PhD Seminar • Machine Learning • Statistical Analysis of Local Graph Clustering with Side Information

Tuesday, December 10, 2024 10:00 am - 11:00 am EST (GMT -05:00)

Please note: This PhD seminar will take place online.

Shenghao Yang, PhD candidate
David R. Cheriton School of Computer Science

Supervisor: Professor Kimon Fountoulakis

The growing interest in machine learning problems over graphs with additional node information such as texts, images, or labels has popularized methods that require the costly operation of processing the entire graph. Yet, little effort has been made to the development of fast local methods (i.e., without accessing the entire graph) that extract useful information from such data.

In this talk, I will introduce two closely related local graph clustering methods for modern graph datasets. The first applies to attributed graphs, and the second applies to a more general setting where we use noisy node labels (e.g., output of a classification oracle which takes input raw features and generates binary predictions) as a proxy for additional node information of any kind (e.g., texts, images). In the latter setting, nodes receive initial binary labels based on cluster affiliation: 1 if they belong to the target cluster and 0 otherwise. Subsequently, a fraction of these labels is flipped. For both cases, we investigate the benefits of incorporating additional node information for local graph clustering. By constructing a weighted graph using either node attributes or noisy node labels, we study the performance of graph diffusion-based local clustering method on both the original and the weighted graphs.

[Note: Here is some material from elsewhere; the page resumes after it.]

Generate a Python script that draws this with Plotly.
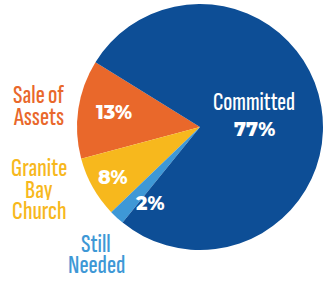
import plotly.graph_objects as go

labels = ["Sale of Assets", "Granite Bay Church", "Still Needed", "Committed"]
label_lines = [["Sale of", "Assets"], ["Granite", "Bay", "Church"], ["Still", "Needed"], ["Committed"]]
values = [13, 8, 2, 77]
colors = ["#E9682B", "#F7B81D", "#3E98D6", "#0D4E96"]

W, H = 332, 281
cx, cy, r = 200, 127, 123

fig = go.Figure(go.Pie(
    labels=labels, values=values, sort=False,
    direction="counterclockwise", rotation=-105,
    marker=dict(colors=colors, line=dict(width=0)),
    textinfo="none", hoverinfo="skip", showlegend=False,
    domain=dict(x=[(cx - r) / W, (cx + r) / W], y=[(H - cy - r) / H, (H - cy + r) / H]),
))

FONT = "Sofia Sans Extra Condensed"
BOLD = "Montserrat"

def ann(x, y, text, color, size, family, weight=400, h=None):
    fig.add_annotation(x=x / W, y=1 - y / H, xref="paper", yref="paper",
                       text=text, showarrow=False, xanchor="center", yanchor="middle",
                       height=h, font=dict(color=color, size=size, family=family, weight=weight))

# outside category labels
outside_pos = [(38, [94, 116]), (39, [167, 189, 210]), (96, [243, 264])]
for i, (x, ys) in enumerate(outside_pos):
    for line, y in zip(label_lines[i], ys):
        ann(x, y, line, colors[i], 27, FONT, weight=500, h=21)

# inside percent labels
pct_pos = [(114, 112), (113, 177), (150, 203), (254, 129)]
for v, (x, y) in zip(values, pct_pos):
    ann(x, y, f"{v}%", "white", 19, BOLD, weight=800)

ann(254, 102, label_lines[3][0], "white", 26, FONT, weight=500, h=22)

fig.update_layout(width=W, height=H, margin=dict(l=0, r=0, t=0, b=0),
                  paper_bgcolor="white", plot_bgcolor="white")
fig.write_html("out.html")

From a theoretical perspective, we consider recovering an unknown target cluster with a single seed node in a random graph. We provide sufficient conditions on node-level signal under which, with high probability, using diffusion in the weighted graph yields a more accurate recovery of the target cluster. Empirically, this approach proves much more effective than traditional methods. We show that reliable node labels can be obtained with just a few samples from an attributed graph. Moreover, utilizing these labels via diffusion in the weighted graph leads to significantly better local clustering performance across several real-world datasets, improving F1 scores by up to 13%.